Using this information, based on the application criticality, you can select between Fixed=1 and Fixed=2 EBS drive rebuild capacities to balance space utilization and resiliency. For high-criticality applications where minimizing downtime is essential, selecting a Fixed=2 rebuild capacity enhances fault tolerance and system resilience by allowing the rebuild of two EBS drives per node during a failure. For less critical applications, Fixed=1 rebuild capacity provides sufficient protection by allowing the rebuild of a single EBS drive per node, with the flexibility to rebuild a second drive if the storage system allows. For example, by adding additional EBS drives to the storage cluster.
Implementation
To configure rebuild capacity based on system requirements, see the Implementation Guide.
Summary
AWS provides a strong uptime guarantee of 99.99%; however, potential downtime of approximately 8.6 seconds per day or over one minute can still risk for I/O interruptions and service disruptions, especially for critical applications. To mitigate these risks, you must implement effective strategies for managing EBS failures and leverage the Reserve Rebuild capabilities of VSP One SDS Block.

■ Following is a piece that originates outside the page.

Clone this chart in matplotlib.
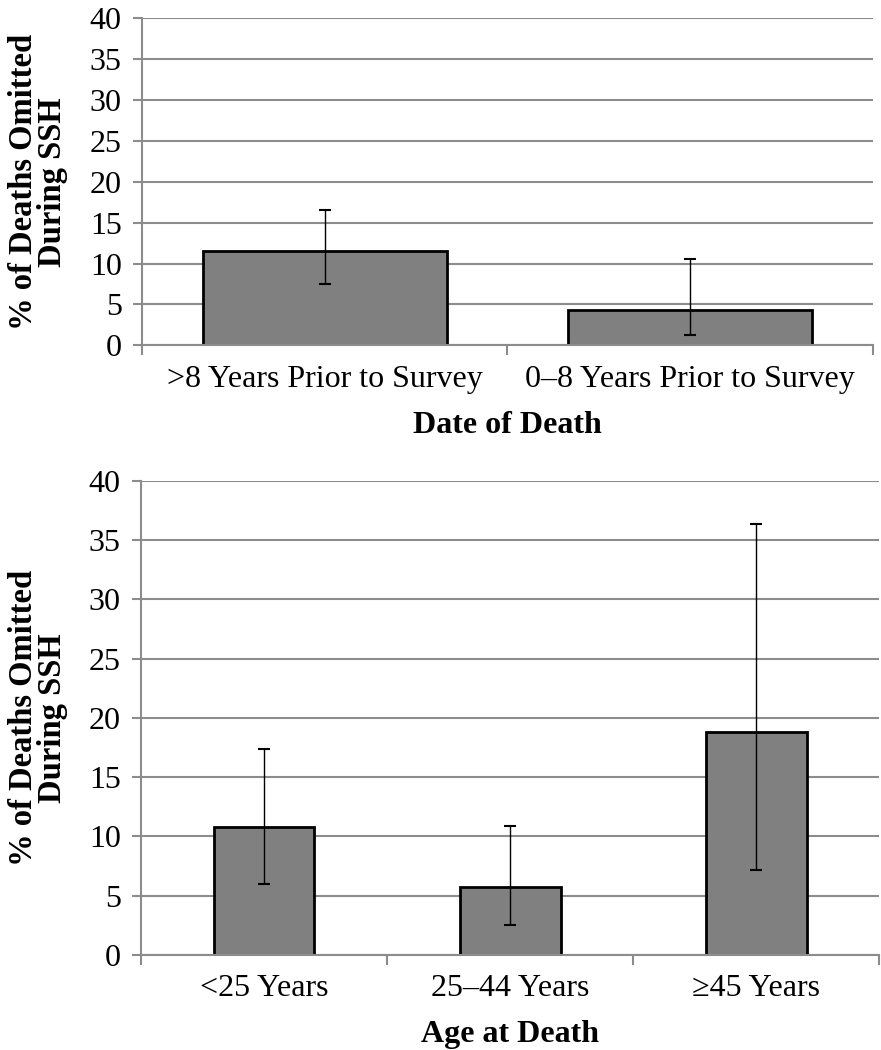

Selecting the appropriate rebuild capacity based on application criticality is crucial. Fixed=2 enhances fault tolerance for high-criticality applications, for less critical applications, Fixed=1 provides sufficient protection. Organizations can minimize downtime and maintain robust data protection by aligning rebuild capacity with workload demands.
Additionally, planning for resource expansion when transitioning to Fixed=2 rebuild capacity accommodates increased rebuild requirements, balancing resilience with efficient storage utilization and ensuring high availability during unexpected failures.